Offenbar besteht die Ansicht, dass sich diese Gaben der Natur nicht von selbst einstellen. Während man in Schweden den Wetterumschwung ja durch Singen und Tanzen um einen Baum auslöst (siehe hier), greift man hier offensichtlich zur bewährten Methode der Hexenverbrennung. Was auch hier größere Mengen Volks anzieht, die das als erfreuliches Ereignis sehen und feiern. Das Ganze läuft unter dem Namen Hans-Feuer, wobei ja Hans auch bei uns die Kurzform von Johannes ist. Was der mit Hexen zu tun hat, ist uns nicht klar, aber als Heiliger für den Sommeranfang hat er früher ja auch bei uns herhalten müssen, der Johannes (welcher Johannes ist das eigentlich?)

Im Verbrennen unliebsamer Personen hat die Kirche ja auch eine lange Tradition. Dann doch lieber eine nordische Papierhexe. Wir haben uns vorzeitg zurück gezogen. Nicht wegen der Pietät, sondern weil es dunkel wurde und der Heimweg unbeleuchtet war.

Nachdem der Rauch sich nun verzogen hat, haben wir noch ein bisschen über Norsminde gelernt. Im 17., 18. Jahrhundert war der Hafen von Aarhus wohl so klein, dass größere Schiffe nach Norsminde umgeleitet wurden. Was damals dem Ort soviel Bedeutung gab, dass die Engländer zur Zeit Napoleons nicht nur Kopenhagen, sondern auch Norsminde angegriffen haben. Zumindest der letzere Angriff konnte abgeschlagen werden. Die Glanzzeit von Norsminde ging allerdings mit der Erfindung der Eisenbahn dahin. Die Kirche verfiel, heute sind noch ein paar historisch wertvolle Steine übrig, auf denen eine Büste Frederiks des VII tront, die man allerdings kaum findet.

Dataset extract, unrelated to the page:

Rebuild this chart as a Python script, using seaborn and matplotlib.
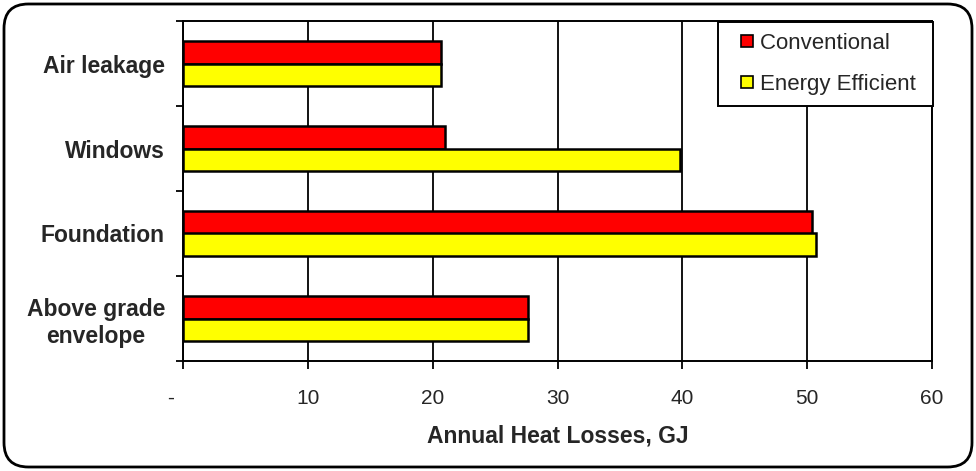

Und das 4-Sterne Hotel (mit gehobener Küche) war urprünglich die Mautstelle für die klapprige Holzbrücke über den Eingang zum Nor. Heute wird keine Maut mehr erhoben, die Brücke ist eine ganz alltägliche Straßenbrücke. Aber Geld kann man hier immer noch loswerden. Im Gegensatz zu früher muss man’s aber nicht.